Digamos mejor que lo era. Ya no. Porque desde que entró en escena el “guerrero sioux”, comandante en jefe de los ejércitos de Trump, todo cambió. Tanto que en un gesto poco común los siete generales y el almirante que conforman el Estado Mayor Conjunto de la Unión han dirigido una circular a los miembros del ejército recordándoles que: “La violenta protesta en Washington D.C., el 6 de enero, fue un asalto directo al Congreso, al edificio del Capitolio y a nuestro proceso constitucional (…) Cualquier acto contra el proceso constitucional no solo atenta contra nuestras tradiciones, valores y juramento; también va en contra de la ley”.

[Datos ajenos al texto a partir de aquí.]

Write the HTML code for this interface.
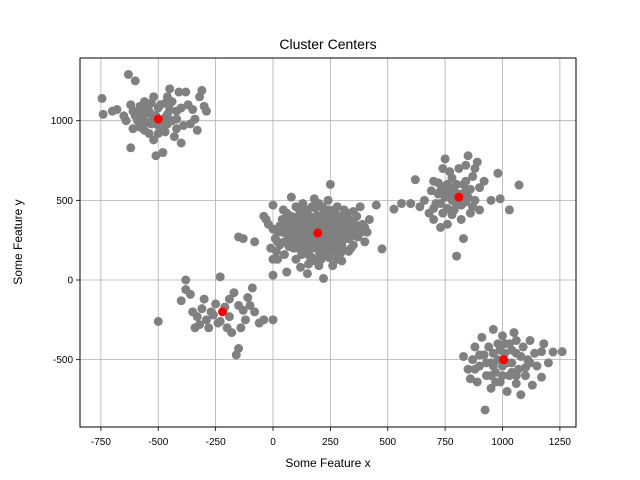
<!DOCTYPE html>
<html><head><meta charset="utf-8"><style>
body{margin:0;background:#fff;}
svg{display:block;font-family:"Liberation Sans","DejaVu Sans",sans-serif;}
</style></head><body>
<svg id="chart" width="640" height="480" viewBox="0 0 640 480">
<rect width="640" height="480" fill="#fff"/>
<text x="328" y="49" text-anchor="middle" font-size="14">Cluster Centers</text>
<g id="grid"></g><g id="pts"></g><g id="ctr"></g>
<rect x="80" y="58" width="496" height="369" fill="none" stroke="#000" stroke-width="1"/>
<g id="ticks"></g>
<text x="328" y="467" text-anchor="middle" font-size="12">Some Feature x</text>
<text transform="translate(22,242) rotate(-90)" text-anchor="middle" font-size="12">Some Feature y</text>
</svg>
<script>
const xTicks=[-750,-500,-250,0,250,500,750,1000,1250];
const yTicks=[-500,0,500,1000];
const centersX=[-500,195,810,-220,1005];
const centersY=[1010,295,520,-200,-500];
const cluster1=[[-745,1140],[-740,1040],[-700,1060],[-680,1070],[-650,1030],[-630,1290],[-600,1250],[-620,1100],[-610,950],[-620,830],[-590,1000],[-580,1060],[-560,1120],[-550,990],[-540,920],[-530,1040],[-520,880],[-510,780],[-500,1080],[-490,960],[-480,800],[-470,1020],[-460,1150],[-450,1200],[-440,1000],[-430,900],[-420,1060],[-410,1180],[-400,860],[-390,970],[-380,1180],[-370,1100],[-350,1070],[-330,940],[-320,1150],[-310,1190],[-300,1090],[-290,1060],[-340,1010],[-560,1040],[-640,1000],[-580,960],[-470,1110],[-530,980],[-450,1070],[-520,1150],[-480,1000],[-600,1030],[-420,950],[-360,980],[-540,1060],[-500,920],[-460,1040],[-570,1010],[-550,1080],[-510,1030],[-490,1100],[-470,930],[-440,1120],[-530,1110],[-580,1090],[-610,1060],[-500,970],[-460,980],[-420,1010],[-400,1080],[-560,940],[-520,1000]];
const cluster2=[[-40,400],[-30,380],[-20,350],[-10,200],[0,470],[0,130],[10,260],[20,300],[30,220],[40,380],[50,160],[60,420],[60,50],[70,280],[80,520],[80,350],[90,200],[100,460],[100,300],[100,130],[110,400],[120,250],[120,80],[130,340],[130,480],[140,180],[140,420],[150,300],[150,40],[160,370],[160,230],[170,460],[170,140],[180,320],[180,510],[190,260],[190,400],[200,180],[200,90],[200,480],[210,350],[210,230],[220,420],[220,10],[230,280],[230,150],[240,500],[240,370],[250,320],[250,200],[250,600],[260,420],[260,90],[270,250],[270,350],[280,460],[280,170],[290,300],[290,390],[300,220],[300,120],[310,440],[310,330],[320,260],[330,180],[330,380],[340,300],[350,430],[350,220],[360,330],[370,270],[380,460],[390,350],[400,240],[410,300],[420,380],[450,470],[475,195],[140,280],[160,300],[180,240],[220,320],[240,260],[120,360],[260,280],[200,400],[80,250],[300,360],[170,200],[230,380],[110,200],[280,220],[150,440],[210,130],[190,350],[260,360],[40,300],[330,260],[60,340],[90,380],[130,230],[270,180],[310,280],[200,270],[240,440],[160,150],[350,370],[70,210],[110,270],[225,210],[185,450],[275,410],[145,360],[295,170],[15,180],[45,440],[365,400],[50,240],[70,330],[90,300],[110,320],[130,290],[150,250],[170,330],[190,210],[210,290],[230,330],[250,250],[270,300],[290,250],[310,390],[330,330],[350,280],[370,340],[120,420],[140,330],[160,400],[180,380],[200,220],[220,250],[240,310],[260,230],[280,340],[300,270],[320,310],[100,240],[80,400],[60,290],[30,340],[250,390],[215,460],[175,270],[195,330],[235,180],[155,200],[125,160],[285,400],[305,190],[345,340],[385,300],[95,340],[65,380],[115,440],[135,390],[265,440],[325,420],[205,150],[245,140],[155,100],[185,120],[340,200],[280,130],[20,240],[0,320],[400,330]];
const cluster3=[[527,445],[560,480],[600,480],[620,630],[640,460],[660,500],[680,420],[690,560],[700,620],[700,380],[710,480],[720,540],[730,330],[740,700],[750,760],[750,590],[760,450],[760,350],[770,520],[780,640],[780,410],[790,560],[800,150],[800,470],[810,700],[820,380],[830,600],[830,260],[840,720],[840,490],[850,780],[860,570],[860,420],[870,650],[880,500],[890,740],[900,580],[900,440],[920,620],[950,500],[980,670],[990,510],[1030,440],[1072,596],[730,480],[760,600],[800,540],[840,560],[700,450],[770,680],[820,470],[720,610],[880,700],[740,420],[750,520],[780,500],[800,600],[820,540],[850,520],[790,440],[760,560],[810,490],[840,620],[730,560],[870,460],[780,580]];
const cluster4=[[-500,-260],[-400,-130],[-380,0],[-380,-60],[-360,-90],[-350,-200],[-340,-300],[-320,-280],[-310,-180],[-300,-120],[-290,-250],[-280,-300],[-260,-220],[-250,-150],[-240,-270],[-230,20],[-210,-170],[-200,-300],[-190,-230],[-180,-330],[-170,-80],[-160,-470],[-150,-430],[-140,-300],[-130,-190],[-120,-250],[-110,-110],[-100,-160],[-90,-50],[-80,-200],[-60,-270],[-40,-250],[0,-250],[-270,-200],[-230,-260],[-150,-160],[-330,-230],[-190,-120],[-150,270],[-130,260],[-80,240],[0,30],[20,130]];
const cluster5=[[830,-480],[850,-560],[860,-620],[870,-500],[880,-420],[890,-640],[900,-540],[910,-360],[920,-470],[924,-816],[930,-600],[940,-420],[950,-680],[950,-520],[960,-310],[960,-460],[970,-580],[980,-400],[990,-640],[1000,-540],[1000,-350],[1010,-460],[1020,-700],[1030,-600],[1030,-400],[1040,-520],[1050,-330],[1060,-650],[1060,-460],[1070,-560],[1080,-720],[1090,-420],[1100,-600],[1110,-500],[1120,-380],[1130,-660],[1150,-540],[1170,-450],[1170,-610],[1200,-520],[1220,-452],[1260,-450],[900,-470],[980,-500],[1040,-580],[1120,-520],[950,-600],[1060,-380],[880,-560],[1180,-400],[960,-540],[1020,-520],[1000,-600],[1080,-480],[1040,-440],[930,-520],[1100,-550],[990,-440],[1060,-600],[1140,-460],[970,-640],[1010,-400]];
const X=v=>273+v*0.2295, Y=v=>280-v*0.1593;
const NS='http://www.w3.org/2000/svg';
function mk(tag,attrs,parent){const e=document.createElementNS(NS,tag);for(const k in attrs)e.setAttribute(k,attrs[k]);parent.appendChild(e);return e;}
const grid=document.getElementById('grid'),ticks=document.getElementById('ticks');
xTicks.forEach(t=>{const x=X(t);
 const g=mk('line',{x1:x,x2:x,y1:58,y2:427,stroke:'#b0b0b0','stroke-width':0.8},grid);
 
 
 const tk=mk('line',{x1:x,x2:x,y1:427,y2:431,stroke:'#000','stroke-width':0.8},ticks);
 
 
 const l=mk('text',{x:x,y:445,'text-anchor':'middle','font-size':10},ticks);l.textContent=t;
 
 
});
yTicks.forEach(t=>{const y=Y(t);
 const g=mk('line',{x1:80,x2:576,y1:y,y2:y,stroke:'#b0b0b0','stroke-width':0.8},grid);
 
 
 const tk=mk('line',{x1:76,x2:80,y1:y,y2:y,stroke:'#000','stroke-width':0.8},ticks);
 
 
 const l=mk('text',{x:73,y:y+3.5,'text-anchor':'end','font-size':10},ticks);l.textContent=t;
 
 
});
const pts=document.getElementById('pts');
[cluster1,cluster2,cluster3,cluster4,cluster5].forEach(c=>c.forEach(p=>{
 const e=mk('circle',{cx:X(p[0]),cy:Y(p[1]),r:4.5,fill:'#808080'},pts);
 
 
}));
const ctr=document.getElementById('ctr');
centersX.forEach((cx,i)=>{
 const e=mk('circle',{cx:X(cx),cy:Y(centersY[i]),r:4.5,fill:'#ff0000'},ctr);
 
 
});
</script>
</body></html>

Queda claro. No hay en este recordatorio un solo titubeo, una pizca de duda sobre la preeminencia de la Constitución sobre cualquier presidente individual. Sobre la no intromisión de los militares en otra cosa que no ordene la Constitución. Sobre su papel decisivo para que la democracia exista. Sobre su compromiso absoluto con la nación y el pueblo norteamericano. Algo absolutamente extraño a la tradición militar venezolana.
Porque en Venezuela, desde 1830 hasta hoy, un militar es y ha sido -con la excepción hecha de la tregua de los cuarenta años de democracia-, un mandón, un felón, un político armado, como lo define Thays Peñalver. Alguien que entre más ego y testículos tenga, y más ambición de poder, más derecho impune cree detentar para tomar las armas de la nación, dar un golpe de Estado, y hacerse jefe de gobierno.
Como lo hicieron Castro y Gómez terminando el siglo XIX. Y después Pérez Jiménez y Delgado Chalbaud, cuando se cargaron a Rómulo Gallegos en 1948. Igual que lo intentaron militares como Castro León (de derecha) o Hugo Trejo y Víctor Hugo Morales (de izquierda) contra Rómulo Betancourt entre 1960 y 1962. A seguidas Chávez, de izquierda, contra Pérez en 1992. Y un año después, 1993, el almirante Radamés Muñoz León, de derecha, contra Ramón J. Velásquez.
El alto mando militar de los Estados Unidos ha condenado los sucesos del 6 de enero en Washington. El nuestro, al mando de un Padrino, los hubiese aplaudido y, seguramente, hubiese mandado refuerzos para que la bella piel de búfalo del guerrero sioux no fuese maltratada. Para que, como han hecho con los Tupamaros, La Piedrita, o cualquier otro círculo de vándalos paramilitares, estos militares sin honor, esta saga de caporales verde oliva, actúen como protectores de la barbarie y no de la Constitución.
Son dos tradiciones militares. Una, la de ellos, hecha para la democracia. La nuestra contra ella. Una cosa es formarse en West Point. Otra en una escuela militar donde el golpismo y el militarismo forman parte del currículo informal.